* EXERCISE DESCRIPTION
Repeat the material below word for word and leave out all pictures.

◇ ◇ ◇

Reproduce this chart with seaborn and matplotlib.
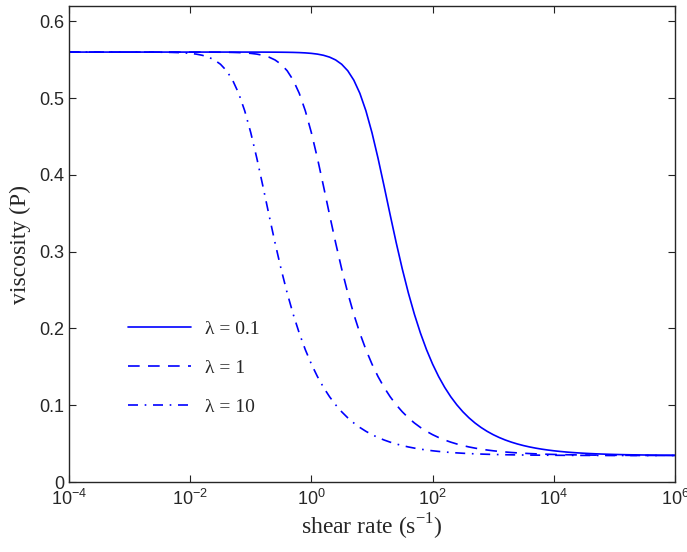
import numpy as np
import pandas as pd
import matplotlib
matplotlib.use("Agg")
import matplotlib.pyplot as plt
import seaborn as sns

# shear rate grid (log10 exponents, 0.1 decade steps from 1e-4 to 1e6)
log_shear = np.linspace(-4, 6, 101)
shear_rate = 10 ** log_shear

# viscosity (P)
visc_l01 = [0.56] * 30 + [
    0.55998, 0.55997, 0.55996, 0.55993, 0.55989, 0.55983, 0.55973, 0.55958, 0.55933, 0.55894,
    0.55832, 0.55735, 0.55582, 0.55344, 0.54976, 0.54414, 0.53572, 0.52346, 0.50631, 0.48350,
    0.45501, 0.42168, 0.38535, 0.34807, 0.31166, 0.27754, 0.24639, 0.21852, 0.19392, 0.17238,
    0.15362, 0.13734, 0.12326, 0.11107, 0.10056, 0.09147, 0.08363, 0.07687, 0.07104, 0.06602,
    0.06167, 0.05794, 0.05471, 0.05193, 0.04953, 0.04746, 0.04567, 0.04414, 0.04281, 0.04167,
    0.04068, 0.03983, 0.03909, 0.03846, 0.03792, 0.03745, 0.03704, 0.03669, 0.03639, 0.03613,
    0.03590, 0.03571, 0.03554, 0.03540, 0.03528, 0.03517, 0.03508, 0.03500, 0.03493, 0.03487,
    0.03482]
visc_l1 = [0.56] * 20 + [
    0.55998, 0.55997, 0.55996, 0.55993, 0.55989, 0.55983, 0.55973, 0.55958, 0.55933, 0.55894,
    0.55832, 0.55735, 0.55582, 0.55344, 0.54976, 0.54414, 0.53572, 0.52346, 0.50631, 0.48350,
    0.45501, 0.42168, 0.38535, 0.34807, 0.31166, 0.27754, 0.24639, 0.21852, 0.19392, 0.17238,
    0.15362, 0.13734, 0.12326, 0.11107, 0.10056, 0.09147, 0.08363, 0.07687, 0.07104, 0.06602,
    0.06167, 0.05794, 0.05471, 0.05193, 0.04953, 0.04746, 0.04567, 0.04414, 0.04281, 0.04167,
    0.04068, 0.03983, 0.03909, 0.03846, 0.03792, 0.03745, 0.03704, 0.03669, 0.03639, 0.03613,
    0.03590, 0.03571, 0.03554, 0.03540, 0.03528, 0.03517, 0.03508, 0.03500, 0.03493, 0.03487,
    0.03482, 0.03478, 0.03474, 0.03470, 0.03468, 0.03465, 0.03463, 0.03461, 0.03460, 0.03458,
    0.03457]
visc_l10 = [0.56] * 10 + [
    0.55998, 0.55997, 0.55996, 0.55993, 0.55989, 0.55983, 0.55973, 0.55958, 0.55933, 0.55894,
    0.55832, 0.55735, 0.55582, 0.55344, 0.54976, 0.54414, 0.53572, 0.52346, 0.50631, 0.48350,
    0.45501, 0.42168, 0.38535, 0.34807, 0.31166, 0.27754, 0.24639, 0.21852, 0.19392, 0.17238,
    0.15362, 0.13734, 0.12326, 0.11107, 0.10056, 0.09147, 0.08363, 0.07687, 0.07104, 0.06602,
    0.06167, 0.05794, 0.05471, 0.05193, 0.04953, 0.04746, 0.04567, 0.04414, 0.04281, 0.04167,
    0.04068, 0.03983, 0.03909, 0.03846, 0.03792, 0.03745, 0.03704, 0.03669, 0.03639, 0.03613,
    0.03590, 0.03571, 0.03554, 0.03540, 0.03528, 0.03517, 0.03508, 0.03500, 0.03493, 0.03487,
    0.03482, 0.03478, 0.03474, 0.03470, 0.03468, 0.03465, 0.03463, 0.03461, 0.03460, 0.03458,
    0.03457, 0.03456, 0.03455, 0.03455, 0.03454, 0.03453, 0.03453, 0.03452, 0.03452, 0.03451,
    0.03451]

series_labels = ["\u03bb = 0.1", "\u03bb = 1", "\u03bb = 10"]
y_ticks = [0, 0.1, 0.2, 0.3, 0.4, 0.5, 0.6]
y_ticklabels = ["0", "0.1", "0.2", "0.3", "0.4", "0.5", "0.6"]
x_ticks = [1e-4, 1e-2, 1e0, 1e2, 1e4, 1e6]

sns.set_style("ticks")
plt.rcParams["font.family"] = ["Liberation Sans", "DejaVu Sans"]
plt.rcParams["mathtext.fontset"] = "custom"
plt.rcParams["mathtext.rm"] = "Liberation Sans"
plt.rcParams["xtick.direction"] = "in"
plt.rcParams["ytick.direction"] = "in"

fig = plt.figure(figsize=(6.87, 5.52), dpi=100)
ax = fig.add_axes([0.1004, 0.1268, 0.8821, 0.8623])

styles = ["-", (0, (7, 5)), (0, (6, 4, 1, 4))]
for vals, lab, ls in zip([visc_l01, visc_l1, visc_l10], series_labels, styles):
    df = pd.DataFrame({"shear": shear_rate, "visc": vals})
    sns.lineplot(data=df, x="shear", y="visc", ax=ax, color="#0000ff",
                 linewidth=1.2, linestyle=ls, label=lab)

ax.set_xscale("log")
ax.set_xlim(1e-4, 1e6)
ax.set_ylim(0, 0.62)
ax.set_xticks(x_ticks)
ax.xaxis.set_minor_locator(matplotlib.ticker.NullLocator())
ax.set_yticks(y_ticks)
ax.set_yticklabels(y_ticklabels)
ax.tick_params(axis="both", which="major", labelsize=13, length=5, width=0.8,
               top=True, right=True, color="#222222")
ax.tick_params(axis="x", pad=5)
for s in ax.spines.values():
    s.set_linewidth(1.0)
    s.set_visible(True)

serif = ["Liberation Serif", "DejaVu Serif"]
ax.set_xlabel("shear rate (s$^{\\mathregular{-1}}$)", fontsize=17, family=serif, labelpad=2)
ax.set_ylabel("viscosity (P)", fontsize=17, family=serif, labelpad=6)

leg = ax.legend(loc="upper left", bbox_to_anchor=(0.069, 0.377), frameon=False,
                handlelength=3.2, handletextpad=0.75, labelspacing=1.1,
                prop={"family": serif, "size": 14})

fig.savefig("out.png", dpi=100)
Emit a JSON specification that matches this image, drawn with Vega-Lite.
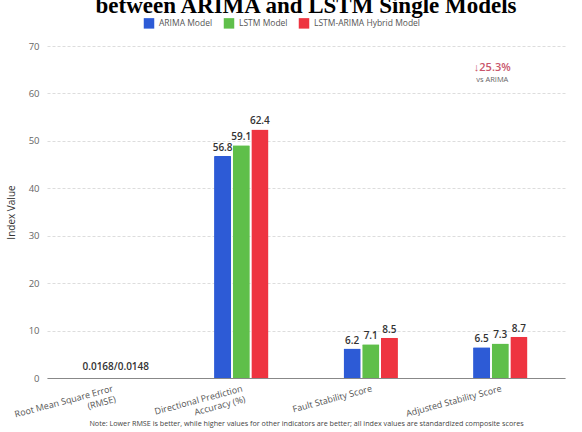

◇ ◇ ◇

* OUTPUT OF THE TASK
Reproduce this chart with seaborn and matplotlib.
import numpy as np
import pandas as pd
import matplotlib
matplotlib.use("Agg")
import matplotlib.pyplot as plt
import seaborn as sns

# shear rate grid (log10 exponents, 0.1 decade steps from 1e-4 to 1e6)
log_shear = np.linspace(-4, 6, 101)
shear_rate = 10 ** log_shear

# viscosity (P)
visc_l01 = [0.56] * 30 + [
    0.55998, 0.55997, 0.55996, 0.55993, 0.55989, 0.55983, 0.55973, 0.55958, 0.55933, 0.55894,
    0.55832, 0.55735, 0.55582, 0.55344, 0.54976, 0.54414, 0.53572, 0.52346, 0.50631, 0.48350,
    0.45501, 0.42168, 0.38535, 0.34807, 0.31166, 0.27754, 0.24639, 0.21852, 0.19392, 0.17238,
    0.15362, 0.13734, 0.12326, 0.11107, 0.10056, 0.09147, 0.08363, 0.07687, 0.07104, 0.06602,
    0.06167, 0.05794, 0.05471, 0.05193, 0.04953, 0.04746, 0.04567, 0.04414, 0.04281, 0.04167,
    0.04068, 0.03983, 0.03909, 0.03846, 0.03792, 0.03745, 0.03704, 0.03669, 0.03639, 0.03613,
    0.03590, 0.03571, 0.03554, 0.03540, 0.03528, 0.03517, 0.03508, 0.03500, 0.03493, 0.03487,
    0.03482]
visc_l1 = [0.56] * 20 + [
    0.55998, 0.55997, 0.55996, 0.55993, 0.55989, 0.55983, 0.55973, 0.55958, 0.55933, 0.55894,
    0.55832, 0.55735, 0.55582, 0.55344, 0.54976, 0.54414, 0.53572, 0.52346, 0.50631, 0.48350,
    0.45501, 0.42168, 0.38535, 0.34807, 0.31166, 0.27754, 0.24639, 0.21852, 0.19392, 0.17238,
    0.15362, 0.13734, 0.12326, 0.11107, 0.10056, 0.09147, 0.08363, 0.07687, 0.07104, 0.06602,
    0.06167, 0.05794, 0.05471, 0.05193, 0.04953, 0.04746, 0.04567, 0.04414, 0.04281, 0.04167,
    0.04068, 0.03983, 0.03909, 0.03846, 0.03792, 0.03745, 0.03704, 0.03669, 0.03639, 0.03613,
    0.03590, 0.03571, 0.03554, 0.03540, 0.03528, 0.03517, 0.03508, 0.03500, 0.03493, 0.03487,
    0.03482, 0.03478, 0.03474, 0.03470, 0.03468, 0.03465, 0.03463, 0.03461, 0.03460, 0.03458,
    0.03457]
visc_l10 = [0.56] * 10 + [
    0.55998, 0.55997, 0.55996, 0.55993, 0.55989, 0.55983, 0.55973, 0.55958, 0.55933, 0.55894,
    0.55832, 0.55735, 0.55582, 0.55344, 0.54976, 0.54414, 0.53572, 0.52346, 0.50631, 0.48350,
    0.45501, 0.42168, 0.38535, 0.34807, 0.31166, 0.27754, 0.24639, 0.21852, 0.19392, 0.17238,
    0.15362, 0.13734, 0.12326, 0.11107, 0.10056, 0.09147, 0.08363, 0.07687, 0.07104, 0.06602,
    0.06167, 0.05794, 0.05471, 0.05193, 0.04953, 0.04746, 0.04567, 0.04414, 0.04281, 0.04167,
    0.04068, 0.03983, 0.03909, 0.03846, 0.03792, 0.03745, 0.03704, 0.03669, 0.03639, 0.03613,
    0.03590, 0.03571, 0.03554, 0.03540, 0.03528, 0.03517, 0.03508, 0.03500, 0.03493, 0.03487,
    0.03482, 0.03478, 0.03474, 0.03470, 0.03468, 0.03465, 0.03463, 0.03461, 0.03460, 0.03458,
    0.03457, 0.03456, 0.03455, 0.03455, 0.03454, 0.03453, 0.03453, 0.03452, 0.03452, 0.03451,
    0.03451]

series_labels = ["\u03bb = 0.1", "\u03bb = 1", "\u03bb = 10"]
y_ticks = [0, 0.1, 0.2, 0.3, 0.4, 0.5, 0.6]
y_ticklabels = ["0", "0.1", "0.2", "0.3", "0.4", "0.5", "0.6"]
x_ticks = [1e-4, 1e-2, 1e0, 1e2, 1e4, 1e6]

sns.set_style("ticks")
plt.rcParams["font.family"] = ["Liberation Sans", "DejaVu Sans"]
plt.rcParams["mathtext.fontset"] = "custom"
plt.rcParams["mathtext.rm"] = "Liberation Sans"
plt.rcParams["xtick.direction"] = "in"
plt.rcParams["ytick.direction"] = "in"

fig = plt.figure(figsize=(6.87, 5.52), dpi=100)
ax = fig.add_axes([0.1004, 0.1268, 0.8821, 0.8623])

styles = ["-", (0, (7, 5)), (0, (6, 4, 1, 4))]
for vals, lab, ls in zip([visc_l01, visc_l1, visc_l10], series_labels, styles):
    df = pd.DataFrame({"shear": shear_rate, "visc": vals})
    sns.lineplot(data=df, x="shear", y="visc", ax=ax, color="#0000ff",
                 linewidth=1.2, linestyle=ls, label=lab)

ax.set_xscale("log")
ax.set_xlim(1e-4, 1e6)
ax.set_ylim(0, 0.62)
ax.set_xticks(x_ticks)
ax.xaxis.set_minor_locator(matplotlib.ticker.NullLocator())
ax.set_yticks(y_ticks)
ax.set_yticklabels(y_ticklabels)
ax.tick_params(axis="both", which="major", labelsize=13, length=5, width=0.8,
               top=True, right=True, color="#222222")
ax.tick_params(axis="x", pad=5)
for s in ax.spines.values():
    s.set_linewidth(1.0)
    s.set_visible(True)

serif = ["Liberation Serif", "DejaVu Serif"]
ax.set_xlabel("shear rate (s$^{\\mathregular{-1}}$)", fontsize=17, family=serif, labelpad=2)
ax.set_ylabel("viscosity (P)", fontsize=17, family=serif, labelpad=6)

leg = ax.legend(loc="upper left", bbox_to_anchor=(0.069, 0.377), frameon=False,
                handlelength=3.2, handletextpad=0.75, labelspacing=1.1,
                prop={"family": serif, "size": 14})

fig.savefig("out.png", dpi=100)
Emit a JSON specification that matches this image, drawn with Vega-Lite.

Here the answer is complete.